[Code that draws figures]
+++
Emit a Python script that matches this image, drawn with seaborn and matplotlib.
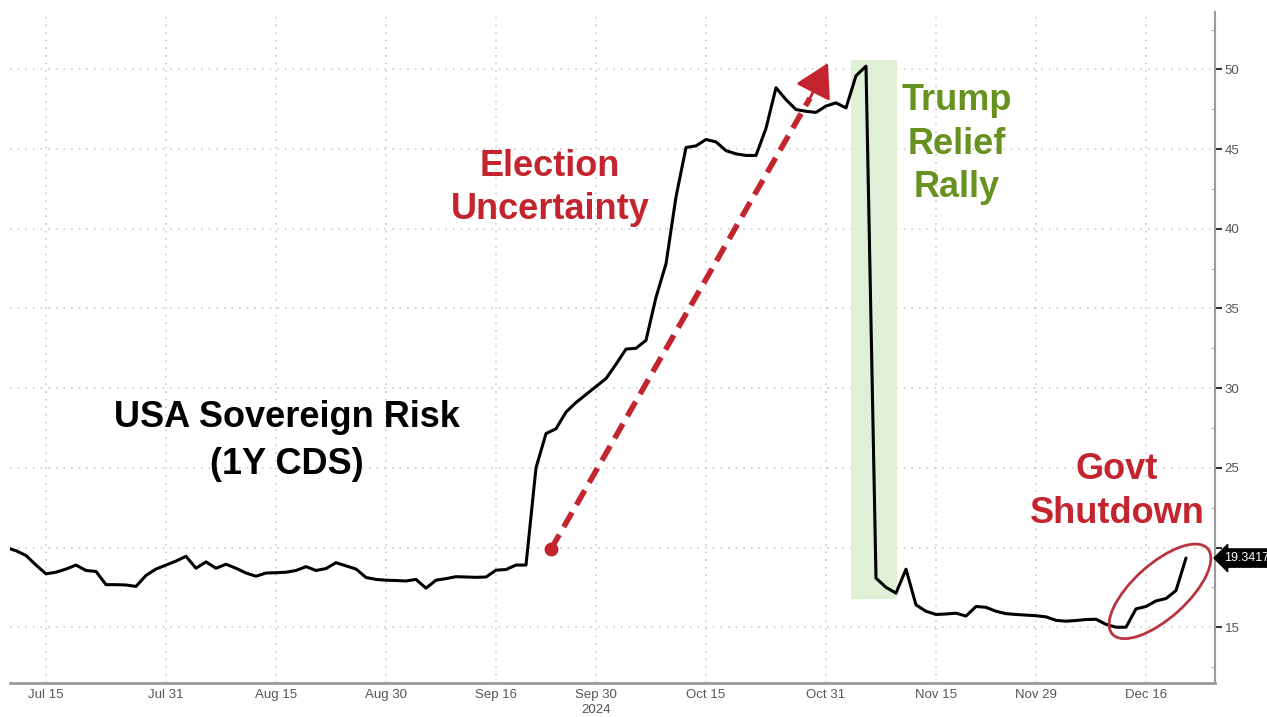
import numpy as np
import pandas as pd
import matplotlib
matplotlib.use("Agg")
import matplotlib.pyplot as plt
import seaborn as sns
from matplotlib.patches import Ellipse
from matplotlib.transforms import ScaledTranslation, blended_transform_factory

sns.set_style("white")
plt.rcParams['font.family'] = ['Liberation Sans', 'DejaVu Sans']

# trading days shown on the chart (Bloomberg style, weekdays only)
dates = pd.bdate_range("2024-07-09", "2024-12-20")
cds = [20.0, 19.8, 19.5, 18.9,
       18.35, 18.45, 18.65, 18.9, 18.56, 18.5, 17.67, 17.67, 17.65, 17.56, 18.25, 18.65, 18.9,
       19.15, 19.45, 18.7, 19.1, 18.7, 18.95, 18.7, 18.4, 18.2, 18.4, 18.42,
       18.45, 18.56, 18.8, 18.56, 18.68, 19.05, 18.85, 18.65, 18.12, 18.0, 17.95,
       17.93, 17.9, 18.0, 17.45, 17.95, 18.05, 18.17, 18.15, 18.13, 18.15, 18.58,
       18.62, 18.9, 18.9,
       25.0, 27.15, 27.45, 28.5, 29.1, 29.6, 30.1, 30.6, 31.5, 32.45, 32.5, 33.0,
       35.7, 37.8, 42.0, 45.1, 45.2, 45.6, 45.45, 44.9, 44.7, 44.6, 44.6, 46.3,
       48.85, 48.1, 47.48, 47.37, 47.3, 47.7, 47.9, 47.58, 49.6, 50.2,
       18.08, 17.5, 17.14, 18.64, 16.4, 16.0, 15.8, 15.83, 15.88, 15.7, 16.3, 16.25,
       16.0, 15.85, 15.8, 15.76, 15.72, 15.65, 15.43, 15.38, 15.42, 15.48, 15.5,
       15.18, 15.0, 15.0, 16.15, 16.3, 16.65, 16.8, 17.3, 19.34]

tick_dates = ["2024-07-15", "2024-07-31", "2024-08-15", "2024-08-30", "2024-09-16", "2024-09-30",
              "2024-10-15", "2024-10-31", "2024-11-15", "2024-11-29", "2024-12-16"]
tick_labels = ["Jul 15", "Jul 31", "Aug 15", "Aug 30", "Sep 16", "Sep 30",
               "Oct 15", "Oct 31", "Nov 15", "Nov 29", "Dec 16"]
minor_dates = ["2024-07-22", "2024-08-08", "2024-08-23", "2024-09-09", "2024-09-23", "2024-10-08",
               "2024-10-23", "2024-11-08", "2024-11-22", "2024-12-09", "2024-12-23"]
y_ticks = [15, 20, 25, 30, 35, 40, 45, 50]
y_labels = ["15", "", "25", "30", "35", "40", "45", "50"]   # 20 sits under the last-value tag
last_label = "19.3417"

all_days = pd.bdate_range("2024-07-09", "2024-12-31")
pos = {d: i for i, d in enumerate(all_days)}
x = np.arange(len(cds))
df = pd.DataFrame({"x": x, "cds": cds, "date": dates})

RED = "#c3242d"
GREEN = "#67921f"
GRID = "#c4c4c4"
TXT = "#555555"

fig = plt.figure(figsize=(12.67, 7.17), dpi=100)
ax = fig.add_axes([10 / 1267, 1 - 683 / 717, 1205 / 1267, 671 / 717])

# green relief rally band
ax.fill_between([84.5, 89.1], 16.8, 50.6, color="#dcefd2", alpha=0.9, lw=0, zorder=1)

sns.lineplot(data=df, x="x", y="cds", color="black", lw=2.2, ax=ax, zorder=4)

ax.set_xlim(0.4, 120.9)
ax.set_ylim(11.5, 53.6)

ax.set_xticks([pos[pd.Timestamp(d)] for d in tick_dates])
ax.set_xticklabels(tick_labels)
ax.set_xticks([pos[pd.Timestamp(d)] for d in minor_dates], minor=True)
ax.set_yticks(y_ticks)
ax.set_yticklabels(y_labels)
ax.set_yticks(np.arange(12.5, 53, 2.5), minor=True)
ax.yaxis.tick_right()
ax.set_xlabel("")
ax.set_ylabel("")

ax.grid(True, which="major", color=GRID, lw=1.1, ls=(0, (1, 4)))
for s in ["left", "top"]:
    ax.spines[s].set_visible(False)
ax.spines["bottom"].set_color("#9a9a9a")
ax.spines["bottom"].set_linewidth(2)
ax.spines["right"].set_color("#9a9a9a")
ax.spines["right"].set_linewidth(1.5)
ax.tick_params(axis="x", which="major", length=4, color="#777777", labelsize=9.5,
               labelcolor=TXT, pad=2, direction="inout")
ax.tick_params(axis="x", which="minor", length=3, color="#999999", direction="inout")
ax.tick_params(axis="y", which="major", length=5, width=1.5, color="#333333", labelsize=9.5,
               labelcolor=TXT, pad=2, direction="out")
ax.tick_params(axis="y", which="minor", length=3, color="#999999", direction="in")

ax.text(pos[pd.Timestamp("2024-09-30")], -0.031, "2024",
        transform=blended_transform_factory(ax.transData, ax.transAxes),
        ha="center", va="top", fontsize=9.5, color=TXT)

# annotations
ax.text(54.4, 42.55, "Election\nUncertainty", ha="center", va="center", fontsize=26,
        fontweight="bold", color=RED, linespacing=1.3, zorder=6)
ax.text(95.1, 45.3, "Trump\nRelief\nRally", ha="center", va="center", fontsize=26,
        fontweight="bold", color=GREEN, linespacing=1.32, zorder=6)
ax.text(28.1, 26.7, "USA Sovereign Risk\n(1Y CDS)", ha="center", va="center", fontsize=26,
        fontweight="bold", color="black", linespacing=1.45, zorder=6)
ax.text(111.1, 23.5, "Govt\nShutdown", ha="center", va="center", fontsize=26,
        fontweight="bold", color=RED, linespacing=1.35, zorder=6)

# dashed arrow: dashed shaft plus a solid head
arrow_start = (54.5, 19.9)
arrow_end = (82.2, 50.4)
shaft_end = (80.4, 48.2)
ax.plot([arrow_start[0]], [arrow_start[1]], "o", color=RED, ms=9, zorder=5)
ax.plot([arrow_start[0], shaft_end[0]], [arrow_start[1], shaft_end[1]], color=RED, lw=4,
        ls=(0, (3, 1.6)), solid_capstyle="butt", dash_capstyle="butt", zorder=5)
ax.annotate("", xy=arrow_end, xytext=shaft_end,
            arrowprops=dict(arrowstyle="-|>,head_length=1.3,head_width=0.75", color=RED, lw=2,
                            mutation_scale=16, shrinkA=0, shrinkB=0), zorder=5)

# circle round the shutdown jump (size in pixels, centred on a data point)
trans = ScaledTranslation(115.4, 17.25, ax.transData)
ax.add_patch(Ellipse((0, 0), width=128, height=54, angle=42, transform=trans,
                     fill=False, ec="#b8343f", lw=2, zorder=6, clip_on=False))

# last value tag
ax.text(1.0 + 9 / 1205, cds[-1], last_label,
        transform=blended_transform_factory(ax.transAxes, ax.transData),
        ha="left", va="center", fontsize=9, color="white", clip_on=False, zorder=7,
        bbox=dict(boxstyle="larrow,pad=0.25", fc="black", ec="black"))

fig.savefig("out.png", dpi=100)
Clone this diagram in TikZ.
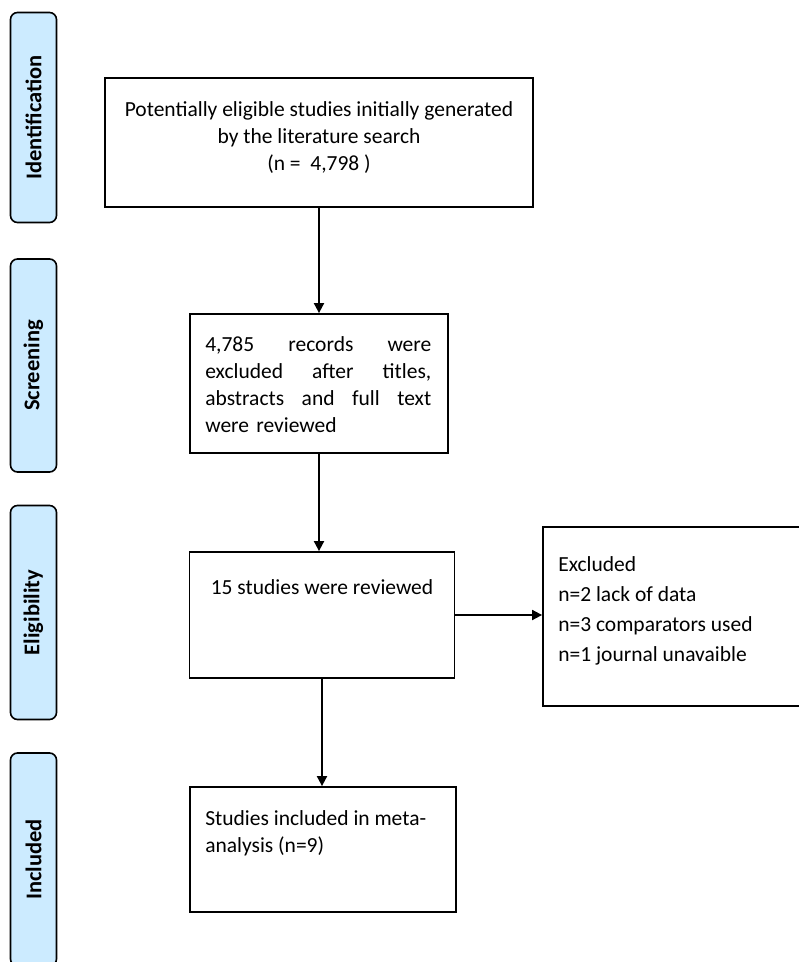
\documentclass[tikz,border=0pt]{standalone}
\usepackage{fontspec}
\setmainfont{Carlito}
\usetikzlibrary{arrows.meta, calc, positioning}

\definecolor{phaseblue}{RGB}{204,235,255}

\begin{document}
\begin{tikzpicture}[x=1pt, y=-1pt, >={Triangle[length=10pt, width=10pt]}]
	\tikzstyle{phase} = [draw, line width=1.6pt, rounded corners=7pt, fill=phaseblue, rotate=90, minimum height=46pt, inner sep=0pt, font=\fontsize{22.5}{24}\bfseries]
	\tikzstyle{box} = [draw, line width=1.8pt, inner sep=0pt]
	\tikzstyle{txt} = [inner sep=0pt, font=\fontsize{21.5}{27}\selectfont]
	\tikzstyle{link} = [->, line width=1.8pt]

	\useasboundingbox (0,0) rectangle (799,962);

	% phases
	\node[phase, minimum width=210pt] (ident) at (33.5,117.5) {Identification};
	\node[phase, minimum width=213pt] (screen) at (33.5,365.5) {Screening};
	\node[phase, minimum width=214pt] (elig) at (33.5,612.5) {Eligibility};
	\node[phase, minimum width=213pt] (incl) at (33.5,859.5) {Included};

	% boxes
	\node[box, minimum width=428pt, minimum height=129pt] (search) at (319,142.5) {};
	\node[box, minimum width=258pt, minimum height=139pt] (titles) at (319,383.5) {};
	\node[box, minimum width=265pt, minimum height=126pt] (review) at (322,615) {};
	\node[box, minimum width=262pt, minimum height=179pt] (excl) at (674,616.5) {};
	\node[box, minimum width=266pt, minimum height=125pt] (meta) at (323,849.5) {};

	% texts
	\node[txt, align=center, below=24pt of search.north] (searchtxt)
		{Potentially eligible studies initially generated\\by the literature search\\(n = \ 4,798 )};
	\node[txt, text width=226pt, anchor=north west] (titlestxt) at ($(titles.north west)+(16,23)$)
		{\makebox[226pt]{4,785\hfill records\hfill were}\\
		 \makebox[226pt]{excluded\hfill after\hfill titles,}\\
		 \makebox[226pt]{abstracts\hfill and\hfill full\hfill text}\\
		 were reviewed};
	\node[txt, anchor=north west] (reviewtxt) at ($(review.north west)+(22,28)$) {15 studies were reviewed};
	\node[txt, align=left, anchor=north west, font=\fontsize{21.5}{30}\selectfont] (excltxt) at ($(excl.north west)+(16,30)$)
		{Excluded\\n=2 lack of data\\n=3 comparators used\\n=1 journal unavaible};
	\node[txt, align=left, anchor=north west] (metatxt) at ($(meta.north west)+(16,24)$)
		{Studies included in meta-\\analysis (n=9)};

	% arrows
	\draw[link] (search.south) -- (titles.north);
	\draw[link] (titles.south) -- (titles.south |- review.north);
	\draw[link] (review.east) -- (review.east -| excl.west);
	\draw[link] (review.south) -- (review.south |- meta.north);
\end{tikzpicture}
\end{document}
+++
Start at the first line of the records and write out everything up to and including the line containing "plt.rcParams['font.family'] = ['Liberation". No pictures.

Emit a Python script that matches this image, drawn with seaborn and matplotlib.
import numpy as np
import pandas as pd
import matplotlib
matplotlib.use("Agg")
import matplotlib.pyplot as plt
import seaborn as sns
from matplotlib.patches import Ellipse
from matplotlib.transforms import ScaledTranslation, blended_transform_factory

sns.set_style("white")
plt.rcParams['font.family'] = ['Liberation Sans', 'DejaVu Sans']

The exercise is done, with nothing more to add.